Reevaluating your MIT is critical and the CEO must set the cadence of this evaluation. Clarity of MIT definition, communicating it, enforcing it through the organization and reevaluating it is the essence of the CEO job and If she screws up, the company is probably lost. A popular reason startups fail is scaling too early (e.g. assuming MIT is scale when product-market fit is off). Waze was almost such a casualty
Maintaining and accelerating velocity through rapid decision making
Startups live on velocity. Every day cash is being burned, competitors are getting funded, and users are growing tired of your bugs. The luxury startups have in lack of legacy quickly erodes away - every day new legacy is created within your startup and it is slowing you down. Speed is your ally.
A CEO can contribute to Velocity by fast decision making. In fact, the only reason she is in the room is to make the decision. It matters less if it’s the right one as long as it’s made fast*. If it’s wrong, we will discover it and still have time to correct. If we wait, we pay in speed, in morale and lose the time to save ourselves.

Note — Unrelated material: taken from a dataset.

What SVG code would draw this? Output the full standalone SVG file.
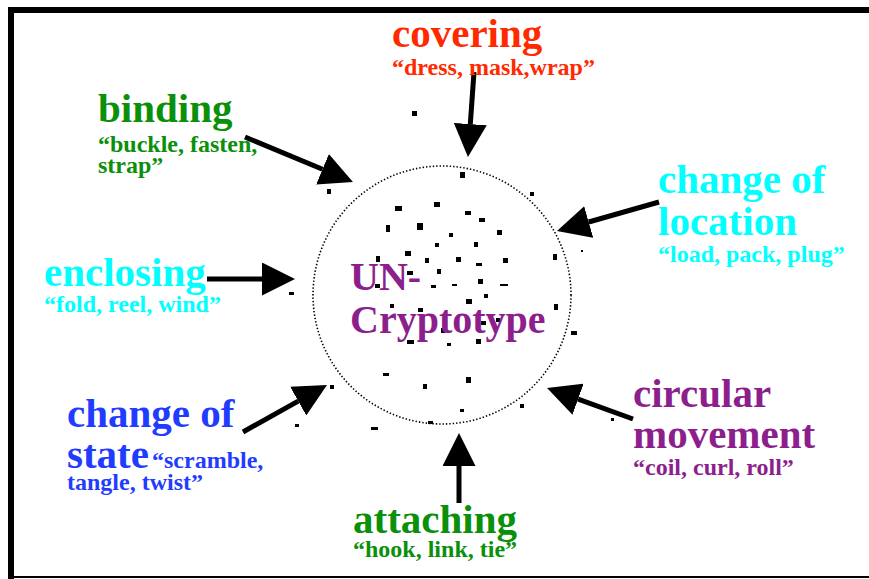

Assuming you’ve hired great people, both options you will face will be well thought-out. Since your team is smart, they will not be providing poor options. This means that the decision is between two equally good decisions (or equally bad), but that the margin of error in making the wrong one is not that critical - both ideas should be of similar quality, just different approaches to the problem.
A great example is feature prioritization. These are usually the most heated arguments and at the moment, it seems like the company’s future depends on it. However, assuming the team is good, both features make sense and in the long run, it is very rare to have a specific feature that turned the company around. Keep the MIT as your compass. Choose one option in the meeting and move on. Agonizing over it will slow you down and won’t necessarily lead to a better outcome.
There is one exception to the velocity rule: decisions that are not in the MIT path. My instinct used to be to make all decisions quickly. What I’ve learned the hard way is to ignore non-crucial decisions. If they are not MIT, they can either wait or be decided on by someone else. Making decisions fast and well takes a lot of effort, focus and energy - don’t waste it on unimportant things. You will be surprised how many things seem to work themselves out when you ignore them; if they come back to you again, they will have become more important, you will have had more time to collect more data and can make the correct (and swift) decision at that time.
There are many other things a successful CEO needs to do in terms of leadership, hiring, sales, product, operations etc but establishing and driving toward the vision, nailing the MIT and maintaining velocity are at the core.
The views presented here are mine alone and are not associated with Google in any way.